Simple words snapping me out of some trance that has me focused on what’s next, what my goal is. I’m such an introvert that I often live in my head, letting the details of the world around me blur. I miss so much- Important things.
It’s a reminder to be in the moment- that’s where life happens. We talk about this all of the time in yoga, but- as my favorite yoga teacher (my husband, Dan) says, we need to take our yoga off the mat and out into the world.
How many things do I miss worrying about the past that I can’t change or the future that I can’t predict, or by just being so absorbed on my thoughts that I don’t see? My mom used to tell me that I ran around like my hair was on fire, and she was right.
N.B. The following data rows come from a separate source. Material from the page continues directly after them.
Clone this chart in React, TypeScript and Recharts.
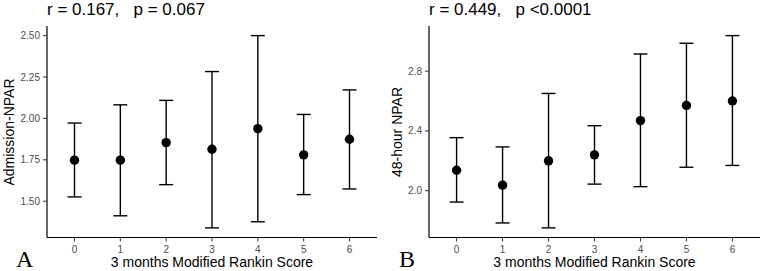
import React from "react"
import { ScatterChart, Scatter, XAxis, YAxis, ErrorBar } from "recharts"

// mRS groups at 3 months
const rankinScores = [0, 1, 2, 3, 4, 5, 6]

// Admission NPAR: mean with lower / upper interval ends
const admissionMean = [1.748, 1.748, 1.854, 1.814, 1.938, 1.78, 1.874]
const admissionLower = [1.526, 1.412, 1.6, 1.339, 1.376, 1.54, 1.574]
const admissionUpper = [1.972, 2.082, 2.109, 2.283, 2.5, 2.024, 2.172]
const admissionTicks = [1.5, 1.75, 2.0, 2.25, 2.5]

// 48-hour NPAR
const hour48Mean = [2.137, 2.037, 2.2, 2.24, 2.469, 2.571, 2.6]
const hour48Lower = [1.924, 1.784, 1.751, 2.044, 2.027, 2.157, 2.169]
const hour48Upper = [2.355, 2.293, 2.651, 2.435, 2.915, 2.987, 3.038]
const hour48Ticks = [2.0, 2.4, 2.8]

const sans = "'Liberation Sans', Arial, sans-serif"
const tickStyle = { fontSize: 10, fill: "#4d4d4d", fontFamily: sans }

const Y_AXIS_W = 30
const X_AXIS_H = 28

interface PanelProps {
  left: number
  width: number
  plotLeft: number
  mean: number[]
  lower: number[]
  upper: number[]
  ticks: number[]
  digits: number
  yLabel: string
  yLabelX: number
  title: string
  letter: string
}

// ggplot-style 5% padding around the data range
const paddedDomain = (lower: number[], upper: number[]): [number, number] => {
  const lo = Math.min(...lower)
  const hi = Math.max(...upper)
  const pad = (hi - lo) * 0.05
  return [lo - pad, hi + pad]
}

const Dot = (props: any) => (
  <circle cx={props.cx} cy={props.cy} r={4.7} fill="#000" />
)

const Panel: React.FC<PanelProps> = ({
  left,
  width,
  plotLeft,
  mean,
  lower,
  upper,
  ticks,
  digits,
  yLabel,
  yLabelX,
  title,
  letter,
}) => {
  const rows = rankinScores.map((x, i) => ({
    x,
    mean: mean[i],
    err: [mean[i] - lower[i], upper[i] - mean[i]],
  }))
  const plotRight = width - 7
  const centerX = (plotLeft + plotRight) / 2

  return (
    <div style={{ position: "absolute", left, top: 0, width, height: 271 }}>
      <ScatterChart
        width={width}
        height={271}
        margin={{
          left: plotLeft - Y_AXIS_W,
          right: width - plotRight,
          top: 26,
          bottom: 33.5 - X_AXIS_H,
        }}
      >
        <XAxis
          type="number"
          dataKey="x"
          domain={[-0.6, 6.6]}
          ticks={rankinScores}
          height={X_AXIS_H}
          tick={tickStyle}
          tickSize={4}
          tickMargin={4}
          axisLine={{ stroke: "#000", strokeWidth: 1.2 }}
          tickLine={{ stroke: "#333" }}
          allowDataOverflow
        />
        <YAxis
          type="number"
          dataKey="mean"
          domain={paddedDomain(lower, upper)}
          ticks={ticks}
          width={Y_AXIS_W}
          tick={tickStyle}
          tickSize={4}
          tickMargin={3}
          tickFormatter={(v: number) => v.toFixed(digits)}
          axisLine={{ stroke: "#000", strokeWidth: 1.2 }}
          tickLine={{ stroke: "#333" }}
          allowDataOverflow
        />
        <Scatter data={rows} shape={Dot} isAnimationActive={false}>
          <ErrorBar
            dataKey="err"
            direction="y"
            width={7}
            stroke="#000"
            strokeWidth={1.4}
            isAnimationActive={false}
          />
        </Scatter>
      </ScatterChart>

      <div
        style={{
          position: "absolute",
          left: plotLeft,
          top: 0,
          fontFamily: sans,
          fontSize: 17,
          lineHeight: "20px",
          whiteSpace: "pre",
          color: "#000",
        }}
      >
        {title}
      </div>

      <div
        style={{
          position: "absolute",
          left: yLabelX,
          top: 132,
          transform: "translate(-50%, -50%) rotate(-90deg)",
          fontFamily: sans,
          fontSize: 14,
          whiteSpace: "nowrap",
          color: "#000",
        }}
      >
        {yLabel}
      </div>

      <div
        style={{
          position: "absolute",
          left: centerX,
          top: 262,
          transform: "translate(-50%, -50%)",
          fontFamily: sans,
          fontSize: 14,
          whiteSpace: "nowrap",
          color: "#000",
        }}
      >
        3 months Modified Rankin Score
      </div>

      <div
        style={{
          position: "absolute",
          left: 16,
          top: 247,
          fontFamily: "'Liberation Serif', 'Times New Roman', serif",
          fontSize: 24,
          lineHeight: "24px",
          color: "#000",
        }}
      >
        {letter}
      </div>
    </div>
  )
}

const App: React.FC = () => (
  <div
    style={{
      position: "absolute",
      left: 0,
      top: 0,
      width: 767,
      height: 271,
      background: "#fff",
      overflow: "hidden",
    }}
  >
    <Panel
      left={0}
      width={384}
      plotLeft={47}
      mean={admissionMean}
      lower={admissionLower}
      upper={admissionUpper}
      ticks={admissionTicks}
      digits={2}
      yLabel="Admission-NPAR"
      yLabelX={8.5}
      title="r = 0.167,   p = 0.067"
      letter="A"
    />
    <Panel
      left={383}
      width={384}
      plotLeft={46}
      mean={hour48Mean}
      lower={hour48Lower}
      upper={hour48Upper}
      ticks={hour48Ticks}
      digits={1}
      yLabel="48-hour NPAR"
      yLabelX={13.5}
      title="r = 0.449,   p <0.0001"
      letter="B"
    />
  </div>
)

export default App
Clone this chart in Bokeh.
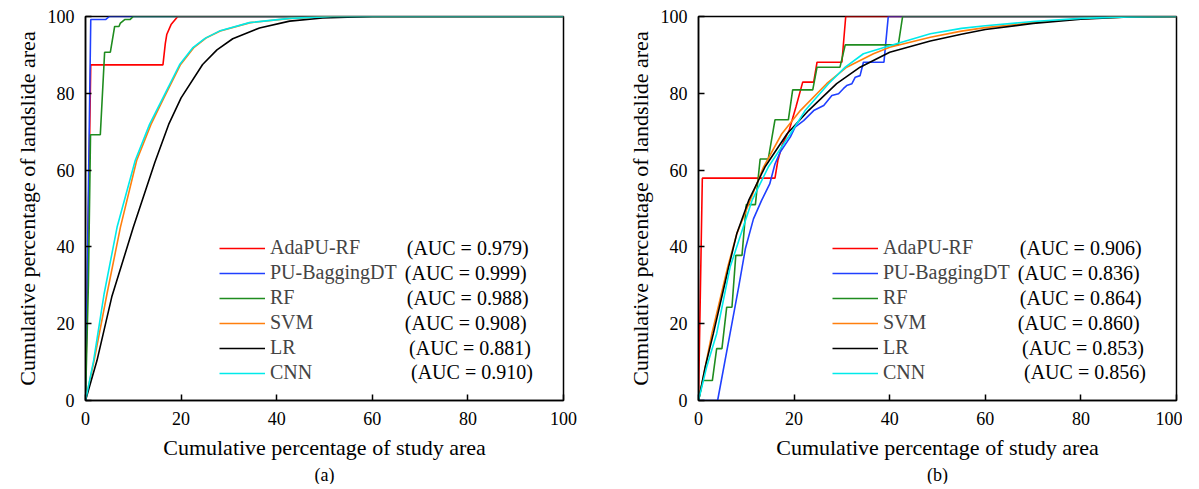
from bokeh.plotting import figure
from bokeh.layouts import row
from bokeh.models import Range1d, FixedTicker, Legend, LegendItem, Label, Title
from bokeh.embed import file_html
from bokeh.resources import INLINE

FONT = "Liberation Serif"

models = ["AdaPU-RF", "PU-BaggingDT", "RF", "SVM", "LR", "CNN"]
colors = ["#ff0000", "#2040ff", "#1f8c1f", "#ff7f0e", "#000000", "#00eaea"]
auc_a = ["0.979", "0.999", "0.988", "0.908", "0.881", "0.910"]
auc_b = ["0.906", "0.836", "0.864", "0.860", "0.853", "0.856"]
ticks = [0, 20, 40, 60, 80, 100]
x_label = "Cumulative percentage of study area"
y_label = "Cumulative percentage of landslide area"
panel_tags = ["(a)", "(b)"]

# ---------------- panel (a) ----------------
a_adapu_x = [0, 1.1, 16.2, 16.7, 17.0, 17.9, 19.3, 100]
a_adapu_y = [0, 87.4, 87.4, 93.0, 95.3, 97.9, 100, 100]
a_pu_x = [0, 1.1, 4.2, 5.0, 100]
a_pu_y = [0, 99.2, 99.2, 100, 100]
a_rf_x = [0, 0.6, 1.05, 3.1, 4.0, 5.2, 6.1, 7.0, 7.3, 8.2, 9.3, 10.0, 100]
a_rf_y = [0, 30, 69.2, 69.2, 90.7, 90.7, 97.4, 97.4, 98.3, 99.2, 99.2, 100, 100]
a_svm_x = [0, 1.8, 4.5, 7.3, 10.7, 13.7, 16.4, 19.9, 22.6, 25.2, 28.2, 34.5, 43.0, 52.0, 100]
a_svm_y = [0, 10.4, 27.8, 45.1, 62.5, 71.9, 78.8, 87.5, 91.8, 94.4, 96.2, 98.4, 99.5, 100, 100]
a_lr_x = [0, 2.4, 5.5, 10.0, 14.5, 17.4, 20.0, 24.5, 27.5, 30.8, 36.4, 42.7, 49.6, 60.0, 100]
a_lr_y = [0, 10.4, 27.0, 45.1, 62.0, 71.9, 78.8, 87.5, 91.3, 94.2, 97.0, 98.8, 99.6, 100, 100]
a_cnn_x = [0, 1.7, 3.9, 6.6, 10.4, 13.4, 16.2, 19.7, 22.4, 25.0, 28.0, 34.3, 42.7, 51.7, 100]
a_cnn_y = [0, 10.4, 27.8, 45.1, 62.5, 71.9, 78.8, 87.5, 91.8, 94.3, 96.2, 98.4, 99.5, 100, 100]

# ---------------- panel (b) ----------------
b_adapu_x = [0, 0.8, 16.0, 16.6, 17.5, 19.0, 20.4, 21.8, 24.1, 24.8, 30.0, 30.8, 100]
b_adapu_y = [0, 57.9, 57.9, 62.5, 66.5, 70.5, 76.5, 82.9, 82.9, 88.1, 88.1, 100, 100]
b_pu_x = [0, 4.0, 6.6, 8.4, 9.8, 11.5, 13.2, 14.9, 16.0, 17.1, 19.2, 20.2, 22.0, 24.1,
          26.2, 27.9, 29.3, 30.3, 31.0, 32.1, 32.8, 33.8, 34.5, 38.8, 39.7, 100]
b_pu_y = [0, 0, 17.4, 29.5, 39.5, 47.3, 52.1, 56.4, 61.6, 64.7, 68.6, 71.2, 72.9, 75.5,
          76.8, 79.4, 79.9, 81.2, 82.0, 82.5, 84.2, 84.6, 88.1, 88.1, 100, 100]
b_rf_x = [0, 0.9, 2.9, 3.8, 4.9, 5.9, 7.0, 7.8, 9.1, 10.0, 11.9, 12.9, 14.6, 16.0, 18.8,
          19.7, 23.9, 24.8, 29.6, 30.7, 41.8, 42.7, 100]
b_rf_y = [0, 5.2, 5.2, 13.5, 13.5, 24.3, 24.3, 37.8, 37.8, 51.0, 51.0, 62.9, 62.9, 73.1,
          73.1, 80.9, 80.9, 86.8, 86.8, 92.6, 92.6, 100, 100]
b_svm_x = [0, 1.4, 2.8, 6.1, 8.0, 10.8, 13.6, 17.4, 21.3, 26.8, 31.0, 36.6, 40.0, 48.5,
           55, 60, 70, 80, 90, 100]
b_svm_y = [0, 8.7, 17.4, 34.7, 43.4, 52.1, 60.8, 69.4, 75.5, 82.5, 86.8, 90.3, 92.0, 94.6,
           96.2, 97.1, 98.4, 99.4, 99.9, 100]
b_lr_x = [0, 1.4, 3.1, 6.3, 8.0, 10.5, 13.9, 18.5, 23.0, 28.9, 33.8, 40.0, 48.5,
          55, 60, 70, 80, 90, 100]
b_lr_y = [0, 8.7, 17.4, 34.7, 43.4, 52.1, 60.8, 69.4, 75.5, 82.5, 86.8, 90.7, 93.6,
          95.4, 96.6, 98.2, 99.3, 99.9, 100]
b_cnn_x = [0, 1.7, 3.8, 6.6, 8.9, 11.2, 14.6, 19.2, 22.3, 27.2, 30.7, 34.5, 40.0, 48.5,
           55, 60, 70, 80, 90, 100]
b_cnn_y = [0, 8.7, 17.4, 34.7, 43.4, 52.1, 60.8, 69.4, 75.5, 82.5, 86.8, 90.3, 92.4, 95.5,
           96.9, 97.6, 98.7, 99.5, 99.9, 100]

panel_a = [(a_adapu_x, a_adapu_y), (a_pu_x, a_pu_y), (a_rf_x, a_rf_y),
           (a_svm_x, a_svm_y), (a_lr_x, a_lr_y), (a_cnn_x, a_cnn_y)]
panel_b = [(b_adapu_x, b_adapu_y), (b_pu_x, b_pu_y), (b_rf_x, b_rf_y),
           (b_svm_x, b_svm_y), (b_lr_x, b_lr_y), (b_cnn_x, b_cnn_y)]

# positions of the "(AUC = ...)" column (data units) for each legend row
auc_x = [67.2, 66.8, 67.2, 66.8, 67.7, 68.1]
auc_y = [39.8, 33.3, 26.8, 20.3, 13.8, 7.3]


def make_panel(series, aucs, tag, border_left, border_right):
    p = figure(output_backend="svg", toolbar_location=None,
               x_range=Range1d(0, 100), y_range=Range1d(0, 100),
               frame_width=478, frame_height=384,
               min_border_left=border_left, min_border_right=border_right,
               min_border_top=16, min_border_bottom=4,
               background_fill_color="white", border_fill_color="white")
    p.outline_line_color = "black"
    p.outline_line_width = 1.5
    p.outline_line_alpha = 1
    p.grid.visible = False
    for ax in (p.xaxis, p.yaxis):
        ax.ticker = FixedTicker(ticks=ticks)
        ax.major_tick_in = 6
        ax.major_tick_out = 0
        ax.minor_tick_in = 0
        ax.minor_tick_out = 0
        ax.axis_line_width = 1.5
        ax.axis_line_color = "black"
        ax.major_tick_line_width = 1.5
        ax.major_tick_line_color = "black"
        ax.major_label_text_font = FONT
        ax.major_label_text_font_size = "18px"
        ax.major_label_text_color = "black"
        ax.axis_label_text_font = FONT
        ax.axis_label_text_font_size = "22px"
        ax.axis_label_text_font_style = "normal"
        ax.axis_label_text_color = "black"
    p.xaxis.axis_label = x_label
    p.yaxis.axis_label = y_label
    p.xaxis.major_label_standoff = 11
    p.yaxis.major_label_standoff = 11
    p.xaxis.axis_label_standoff = 7
    p.yaxis.axis_label_standoff = 5

    items = []
    for (xs, ys), name, col in zip(series, models, colors):
        r = p.line(xs, ys, line_color=col, line_width=1.6)
        items.append(LegendItem(label=name, renderers=[r]))
    leg = Legend(items=items, location=(134, 16),
                 label_text_font=FONT, label_text_font_size="20px",
                 glyph_width=46, glyph_height=20, label_height=20,
                 spacing=2, padding=0, margin=0, label_standoff=5,
                 border_line_color=None, background_fill_alpha=0)
    p.add_layout(leg)
    for ax_, ay_, a in zip(auc_x, auc_y, aucs):
        p.add_layout(Label(x=ax_, y=ay_, text="(AUC = %s)" % a,
                           text_font=FONT, text_font_size="20px",
                           text_baseline="middle", text_color="black"))
    p.add_layout(Title(text=tag, align="center", text_font=FONT,
                       text_font_size="18px", text_font_style="normal",
                       text_color="black", standoff=0), "below")
    return p


pa = make_panel(panel_a, auc_a, panel_tags[0], 85, 55)
pb = make_panel(panel_b, auc_b, panel_tags[1], 80, 6)
layout = row(pa, pb, spacing=0)

open("out.html", "w").write(file_html(layout, INLINE))
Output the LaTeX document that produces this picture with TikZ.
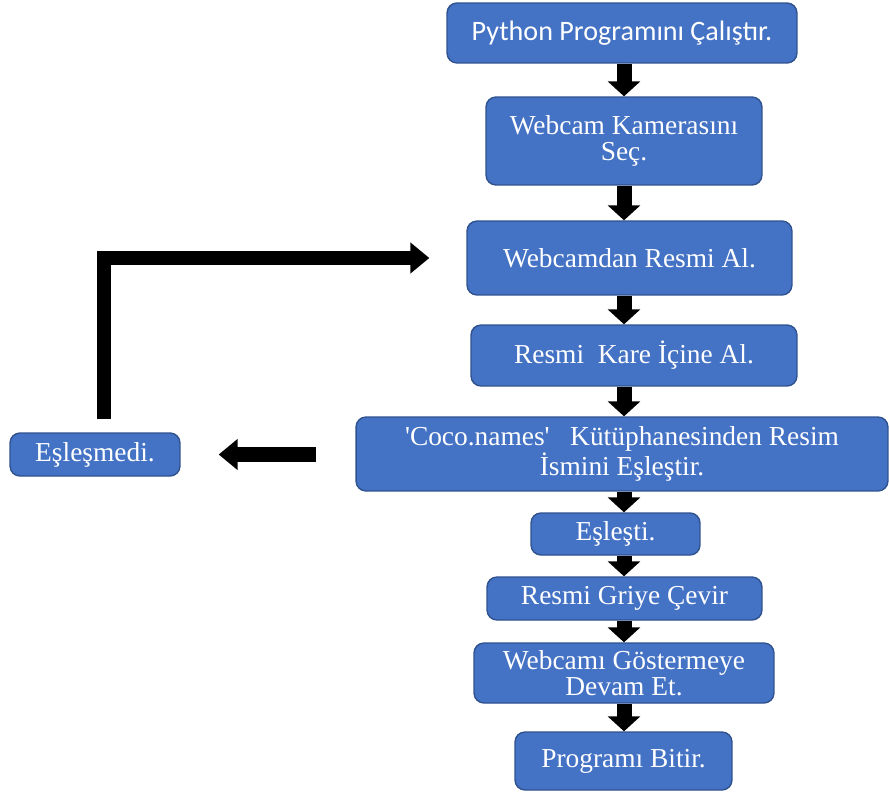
\documentclass[tikz,border=0pt]{standalone}
\usepackage{fontspec}
\setmainfont{Liberation Serif}
\newfontfamily\calibri{Carlito}
\usepackage{tikz}
\usetikzlibrary{positioning,arrows.meta}
\definecolor{boxblue}{HTML}{4472C4}
\definecolor{boxline}{HTML}{2F528F}

\begin{document}
\begin{tikzpicture}[x=0.02cm, y=-0.02cm,
      box/.style={draw=boxline, line width=0.8pt, fill=boxblue, rounded corners=0.2cm,
                  align=center, text=white, inner sep=2pt,
                  font=\fontsize{15.6}{14.6}\selectfont},
      sansbox/.style={box, font=\calibri\fontsize{16}{16}\selectfont},
      flow/.style={line width=0.3cm, -{Triangle[width=0.64cm, length=0.3cm]}},
      side/.style={line width=0.29cm, -{Triangle[width=0.6cm, length=0.38cm]}}]
    \useasboundingbox (0,0) rectangle (889,794);
    \node[sansbox, minimum width=7cm,    minimum height=1.2cm]  (run)   at (622,33)    {Python Programını Çalıştır.};
    \node[box,     minimum width=5.52cm, minimum height=1.76cm] (cam)   at (624,141)   {Webcam Kamerasını\\ Seç.};
    \node[box,     minimum width=6.5cm,  minimum height=1.48cm] (take)  at (629.5,258) {Webcamdan Resmi Al.};
    \node[box,     minimum width=6.52cm, minimum height=1.22cm] (frame) at (634,355.5) {Resmi\ \ Kare İçine Al.};
    \node[box,     minimum width=10.64cm,minimum height=1.48cm] (match) at (622,454)   {\textquotesingle Coco.names\textquotesingle\ \ \ Kütüphanesinden Resim\\ İsmini Eşleştir.};
    \node[box,     minimum width=3.38cm, minimum height=0.84cm] (yes)   at (615.5,534) {Eşleşti.};
    \node[box,     minimum width=5.5cm,  minimum height=0.86cm] (gray)  at (624.5,598.5) {Resmi Griye Çevir};
    \node[box,     minimum width=6cm,    minimum height=1.2cm]  (show)  at (624,673)   {Webcamı Göstermeye\\ Devam Et.};
    \node[box,     minimum width=4.34cm, minimum height=1.16cm] (stop)  at (623.5,761) {Programı Bitir.};
    \node[box,     minimum width=3.4cm,  minimum height=0.86cm] (no)    at (95,454.5)  {Eşleşmedi.};
    \coordinate (axis) at (624,0);
    \draw[flow] (run.south -| axis)   -- (cam.north -| axis);
    \draw[flow] (cam.south -| axis)   -- (take.north -| axis);
    \draw[flow] (take.south -| axis)  -- (frame.north -| axis);
    \draw[flow] (frame.south -| axis) -- (match.north -| axis);
    \draw[flow] (match.south -| axis) -- (yes.north -| axis);
    \draw[flow] (yes.south -| axis)   -- (gray.north -| axis);
    \draw[flow] (gray.south -| axis)  -- (show.north -| axis);
    \draw[flow] (show.south -| axis)  -- (stop.north -| axis);
    % not matched: back to the webcam
    \draw[side, shorten <=0.78cm, shorten >=0.76cm] (match.west |- no) -- (no.east);
    \draw[side, shorten >=0.74cm] ([xshift=0.18cm, yshift=0.26cm]no.north) |- (take.west);
  \end{tikzpicture}
\end{document}
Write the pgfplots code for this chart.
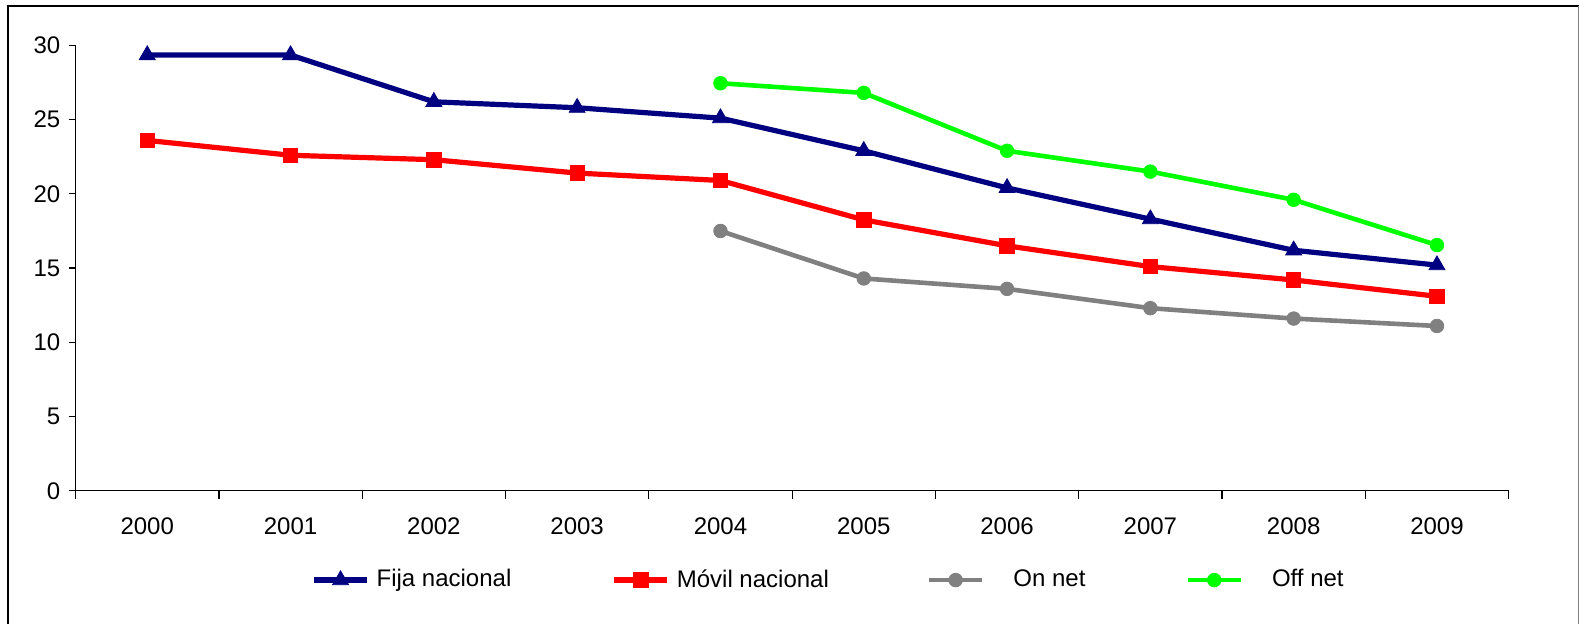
\documentclass[border=0pt]{standalone}
\usepackage{fontspec}
\setmainfont{Liberation Sans}
\usepackage{pgfplots}
\pgfplotsset{compat=1.18}
\definecolor{fija}{RGB}{0,0,128}
\definecolor{movil}{RGB}{255,0,0}
\definecolor{onnet}{RGB}{128,128,128}
\definecolor{offnet}{RGB}{0,255,0}
\begin{document}
\fontsize{12}{14.4}\selectfont
\begin{tikzpicture}
\useasboundingbox (0,0) rectangle (790pt,312pt);
\begin{axis}[
  at={(37.8pt,66.6pt)}, anchor=south west,
  scale only axis, width=716.5pt, height=222.7pt,
  xmin=-0.5, xmax=9.5, ymin=0, ymax=30,
  clip=false,
  axis x line*=bottom, axis y line*=left,
  axis line style={line width=0.6pt},
  xtick={0,...,9},
  xticklabels={2000,2001,2002,2003,2004,2005,2006,2007,2008,2009},
  major x tick style={draw=none},
  minor xtick={-0.5,0.5,...,9.5},
  ytick={0,5,...,30},
  tick align=outside,
  major tick length=3.5pt, minor tick length=4pt,
  tick style={black, line width=0.6pt},
  tick label style={font=\fontsize{12}{14.4}\selectfont},
  xticklabel style={yshift=-6pt},
  /pgf/number format/assume math mode=true,
  legend columns=4,
  legend cell align=left,
  legend style={at={(0.1643,-0.2005)}, anchor=west, draw=none, fill=none,
    inner sep=0pt, font=\fontsize{12}{14.4}\selectfont,
    nodes={inner sep=0pt, anchor=west},
    /tikz/every odd column/.style={column sep=3.5pt},
    /tikz/every even column/.style={column sep=0pt}},
  legend image code/.code={
    \draw[mark repeat=2, mark phase=2, #1] plot coordinates {(0pt,0pt) (13.25pt,0pt) (26.5pt,0pt)};},
]
\addplot[color=fija, line width=2.6pt, mark=triangle*, mark size=4.6pt, mark options={line width=0.4pt}]
  coordinates {(0,29.35) (1,29.35) (2,26.2) (3,25.8) (4,25.1) (5,22.9) (6,20.4) (7,18.3) (8,16.2) (9,15.2)};
\addlegendentry{\makebox[117.5pt][l]{Fija nacional}}
\addplot[color=movil, line width=2.6pt, mark=square*, mark size=3.6pt, mark options={line width=0.4pt}]
  coordinates {(0,23.6) (1,22.6) (2,22.3) (3,21.4) (4,20.9) (5,18.25) (6,16.5) (7,15.1) (8,14.2) (9,13.1)};
\addlegendentry{\makebox[125pt][l]{Móvil nacional}}
\addplot[color=onnet, line width=2.3pt, mark=*, mark size=3.4pt, mark options={line width=0.4pt}]
  coordinates {(4,17.5) (5,14.3) (6,13.6) (7,12.3) (8,11.6) (9,11.1)};
\addlegendentry{\makebox[97pt][l]{\hspace{11pt}On net}}
\addplot[color=offnet, line width=2.3pt, mark=*, mark size=3.4pt, mark options={line width=0.4pt}]
  coordinates {(4,27.45) (5,26.8) (6,22.9) (7,21.5) (8,19.6) (9,16.55)};
\addlegendentry{\hspace{11pt}Off net}
\end{axis}
\draw[line width=0.8pt] (4pt,0pt) -- (4pt,309pt) -- (789.3pt,309pt);
\draw[gray, line width=0.6pt] (789.3pt,309pt) -- (789.3pt,0pt);
\end{tikzpicture}
\end{document}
I’m starting to think about it all more, to be aware of the moments where being there makes such a difference. I noticed our sweet cat Kasey is looking old after thirteen years with us. She is slowing down, sleeping more, losing weight. I am making sure to spend more time with her, to watch for cues. I look at her and really see her.
I see that both of my dogs- one who I found at four weeks and one who I adopted at seven months- are both getting a lot of white on their muzzles. Sophie is slower and slower, and I have to hold the door open longer and be patient. Time to appreciate each moment with my precious animals and not let their all-too-brief lives slip by me. Where did the time go?
Riding in the car with Dan on a beautiful day with the top down, I put away the phone. Pay attention. Really be there, listen to the sounds, absorb the sights, engage in non-distracted conversation. Emails, texts, and Facebook can wait. Truly being there with Dan is so much more important.
It may be tough to break long-ingrained habits and tendencies, but I’m going to do my absolute best to get out of my head and pay attention to the world around me. All of it.
I headed up to the top deck on this foggy, rainy morning. I stared at the city shrouded by the veil of fog; I noticed the varied greens of the lush trees; I took in the many different bird songs; I breathed in the damp, fresh air. What a more rich experience paying attention will be…I look forward to the journey.